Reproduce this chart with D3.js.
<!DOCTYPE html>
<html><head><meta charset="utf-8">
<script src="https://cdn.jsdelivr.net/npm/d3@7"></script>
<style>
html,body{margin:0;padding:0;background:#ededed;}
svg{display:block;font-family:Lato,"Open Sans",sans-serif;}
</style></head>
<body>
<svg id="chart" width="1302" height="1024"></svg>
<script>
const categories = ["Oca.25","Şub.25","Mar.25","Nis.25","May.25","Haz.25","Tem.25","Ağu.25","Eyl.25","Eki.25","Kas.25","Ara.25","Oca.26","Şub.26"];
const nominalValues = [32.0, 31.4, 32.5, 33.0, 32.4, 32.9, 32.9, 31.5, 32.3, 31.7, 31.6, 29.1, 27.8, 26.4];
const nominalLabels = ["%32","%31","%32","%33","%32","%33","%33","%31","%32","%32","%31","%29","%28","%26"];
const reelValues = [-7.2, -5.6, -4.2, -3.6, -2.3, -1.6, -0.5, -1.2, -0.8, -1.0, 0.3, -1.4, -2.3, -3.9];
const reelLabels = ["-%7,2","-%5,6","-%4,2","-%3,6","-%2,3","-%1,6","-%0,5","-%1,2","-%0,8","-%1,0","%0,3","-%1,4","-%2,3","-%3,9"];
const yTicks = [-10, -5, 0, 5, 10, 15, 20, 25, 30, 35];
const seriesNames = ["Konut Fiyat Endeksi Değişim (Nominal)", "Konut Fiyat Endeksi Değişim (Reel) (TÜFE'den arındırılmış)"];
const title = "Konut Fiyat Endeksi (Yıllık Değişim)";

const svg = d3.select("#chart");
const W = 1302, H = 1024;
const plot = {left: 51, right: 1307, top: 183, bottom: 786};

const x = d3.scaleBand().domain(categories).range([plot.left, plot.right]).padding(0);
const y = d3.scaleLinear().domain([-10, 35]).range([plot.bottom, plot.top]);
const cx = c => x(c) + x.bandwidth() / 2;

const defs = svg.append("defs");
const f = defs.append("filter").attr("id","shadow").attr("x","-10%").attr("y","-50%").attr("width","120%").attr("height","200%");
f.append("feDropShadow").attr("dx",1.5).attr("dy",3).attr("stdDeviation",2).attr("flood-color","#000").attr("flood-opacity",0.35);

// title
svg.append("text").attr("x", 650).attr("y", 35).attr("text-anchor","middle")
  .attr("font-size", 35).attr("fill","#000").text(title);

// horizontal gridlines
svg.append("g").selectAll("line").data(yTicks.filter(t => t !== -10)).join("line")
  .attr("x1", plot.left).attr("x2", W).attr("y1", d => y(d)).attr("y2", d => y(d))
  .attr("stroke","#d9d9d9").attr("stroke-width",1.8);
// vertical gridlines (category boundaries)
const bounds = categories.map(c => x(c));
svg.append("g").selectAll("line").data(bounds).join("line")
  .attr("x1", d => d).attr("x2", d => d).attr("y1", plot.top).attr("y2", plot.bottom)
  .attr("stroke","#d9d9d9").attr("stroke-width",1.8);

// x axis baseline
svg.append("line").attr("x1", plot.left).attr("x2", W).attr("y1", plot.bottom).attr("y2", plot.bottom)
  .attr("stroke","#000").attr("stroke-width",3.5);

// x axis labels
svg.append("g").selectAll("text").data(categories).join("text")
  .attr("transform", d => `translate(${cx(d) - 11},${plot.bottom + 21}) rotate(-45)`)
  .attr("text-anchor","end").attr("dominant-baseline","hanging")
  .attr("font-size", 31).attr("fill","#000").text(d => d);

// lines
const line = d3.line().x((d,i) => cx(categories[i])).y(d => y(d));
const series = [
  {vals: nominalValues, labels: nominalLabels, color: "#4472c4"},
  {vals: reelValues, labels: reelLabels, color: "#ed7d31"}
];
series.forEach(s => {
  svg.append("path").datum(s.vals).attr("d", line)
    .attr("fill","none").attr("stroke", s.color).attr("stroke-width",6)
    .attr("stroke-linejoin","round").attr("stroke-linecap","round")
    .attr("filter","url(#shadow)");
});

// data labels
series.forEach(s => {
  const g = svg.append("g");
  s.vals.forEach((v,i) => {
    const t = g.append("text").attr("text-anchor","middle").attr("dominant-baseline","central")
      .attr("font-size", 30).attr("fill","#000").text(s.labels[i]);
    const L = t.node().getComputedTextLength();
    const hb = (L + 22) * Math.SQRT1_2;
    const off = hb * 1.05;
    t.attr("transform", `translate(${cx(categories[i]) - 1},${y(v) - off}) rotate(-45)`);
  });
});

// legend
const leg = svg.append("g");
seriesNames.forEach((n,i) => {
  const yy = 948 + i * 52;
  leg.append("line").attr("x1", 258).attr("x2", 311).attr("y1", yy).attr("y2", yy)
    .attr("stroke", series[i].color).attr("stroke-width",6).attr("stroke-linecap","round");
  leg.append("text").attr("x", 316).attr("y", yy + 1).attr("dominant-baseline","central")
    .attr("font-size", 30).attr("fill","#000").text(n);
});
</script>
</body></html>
□ □ □ □ □
Aim of the exercise.
Return the listing above in full, character for character.

Final result.
Reproduce this chart with D3.js.
<!DOCTYPE html>
<html><head><meta charset="utf-8">
<script src="https://cdn.jsdelivr.net/npm/d3@7"></script>
<style>
html,body{margin:0;padding:0;background:#ededed;}
svg{display:block;font-family:Lato,"Open Sans",sans-serif;}
</style></head>
<body>
<svg id="chart" width="1302" height="1024"></svg>
<script>
const categories = ["Oca.25","Şub.25","Mar.25","Nis.25","May.25","Haz.25","Tem.25","Ağu.25","Eyl.25","Eki.25","Kas.25","Ara.25","Oca.26","Şub.26"];
const nominalValues = [32.0, 31.4, 32.5, 33.0, 32.4, 32.9, 32.9, 31.5, 32.3, 31.7, 31.6, 29.1, 27.8, 26.4];
const nominalLabels = ["%32","%31","%32","%33","%32","%33","%33","%31","%32","%32","%31","%29","%28","%26"];
const reelValues = [-7.2, -5.6, -4.2, -3.6, -2.3, -1.6, -0.5, -1.2, -0.8, -1.0, 0.3, -1.4, -2.3, -3.9];
const reelLabels = ["-%7,2","-%5,6","-%4,2","-%3,6","-%2,3","-%1,6","-%0,5","-%1,2","-%0,8","-%1,0","%0,3","-%1,4","-%2,3","-%3,9"];
const yTicks = [-10, -5, 0, 5, 10, 15, 20, 25, 30, 35];
const seriesNames = ["Konut Fiyat Endeksi Değişim (Nominal)", "Konut Fiyat Endeksi Değişim (Reel) (TÜFE'den arındırılmış)"];
const title = "Konut Fiyat Endeksi (Yıllık Değişim)";

const svg = d3.select("#chart");
const W = 1302, H = 1024;
const plot = {left: 51, right: 1307, top: 183, bottom: 786};

const x = d3.scaleBand().domain(categories).range([plot.left, plot.right]).padding(0);
const y = d3.scaleLinear().domain([-10, 35]).range([plot.bottom, plot.top]);
const cx = c => x(c) + x.bandwidth() / 2;

const defs = svg.append("defs");
const f = defs.append("filter").attr("id","shadow").attr("x","-10%").attr("y","-50%").attr("width","120%").attr("height","200%");
f.append("feDropShadow").attr("dx",1.5).attr("dy",3).attr("stdDeviation",2).attr("flood-color","#000").attr("flood-opacity",0.35);

// title
svg.append("text").attr("x", 650).attr("y", 35).attr("text-anchor","middle")
  .attr("font-size", 35).attr("fill","#000").text(title);

// horizontal gridlines
svg.append("g").selectAll("line").data(yTicks.filter(t => t !== -10)).join("line")
  .attr("x1", plot.left).attr("x2", W).attr("y1", d => y(d)).attr("y2", d => y(d))
  .attr("stroke","#d9d9d9").attr("stroke-width",1.8);
// vertical gridlines (category boundaries)
const bounds = categories.map(c => x(c));
svg.append("g").selectAll("line").data(bounds).join("line")
  .attr("x1", d => d).attr("x2", d => d).attr("y1", plot.top).attr("y2", plot.bottom)
  .attr("stroke","#d9d9d9").attr("stroke-width",1.8);

// x axis baseline
svg.append("line").attr("x1", plot.left).attr("x2", W).attr("y1", plot.bottom).attr("y2", plot.bottom)
  .attr("stroke","#000").attr("stroke-width",3.5);

// x axis labels
svg.append("g").selectAll("text").data(categories).join("text")
  .attr("transform", d => `translate(${cx(d) - 11},${plot.bottom + 21}) rotate(-45)`)
  .attr("text-anchor","end").attr("dominant-baseline","hanging")
  .attr("font-size", 31).attr("fill","#000").text(d => d);

// lines
const line = d3.line().x((d,i) => cx(categories[i])).y(d => y(d));
const series = [
  {vals: nominalValues, labels: nominalLabels, color: "#4472c4"},
  {vals: reelValues, labels: reelLabels, color: "#ed7d31"}
];
series.forEach(s => {
  svg.append("path").datum(s.vals).attr("d", line)
    .attr("fill","none").attr("stroke", s.color).attr("stroke-width",6)
    .attr("stroke-linejoin","round").attr("stroke-linecap","round")
    .attr("filter","url(#shadow)");
});

// data labels
series.forEach(s => {
  const g = svg.append("g");
  s.vals.forEach((v,i) => {
    const t = g.append("text").attr("text-anchor","middle").attr("dominant-baseline","central")
      .attr("font-size", 30).attr("fill","#000").text(s.labels[i]);
    const L = t.node().getComputedTextLength();
    const hb = (L + 22) * Math.SQRT1_2;
    const off = hb * 1.05;
    t.attr("transform", `translate(${cx(categories[i]) - 1},${y(v) - off}) rotate(-45)`);
  });
});

// legend
const leg = svg.append("g");
seriesNames.forEach((n,i) => {
  const yy = 948 + i * 52;
  leg.append("line").attr("x1", 258).attr("x2", 311).attr("y1", yy).attr("y2", yy)
    .attr("stroke", series[i].color).attr("stroke-width",6).attr("stroke-linecap","round");
  leg.append("text").attr("x", 316).attr("y", yy + 1).attr("dominant-baseline","central")
    .attr("font-size", 30).attr("fill","#000").text(n);
});
</script>
</body></html>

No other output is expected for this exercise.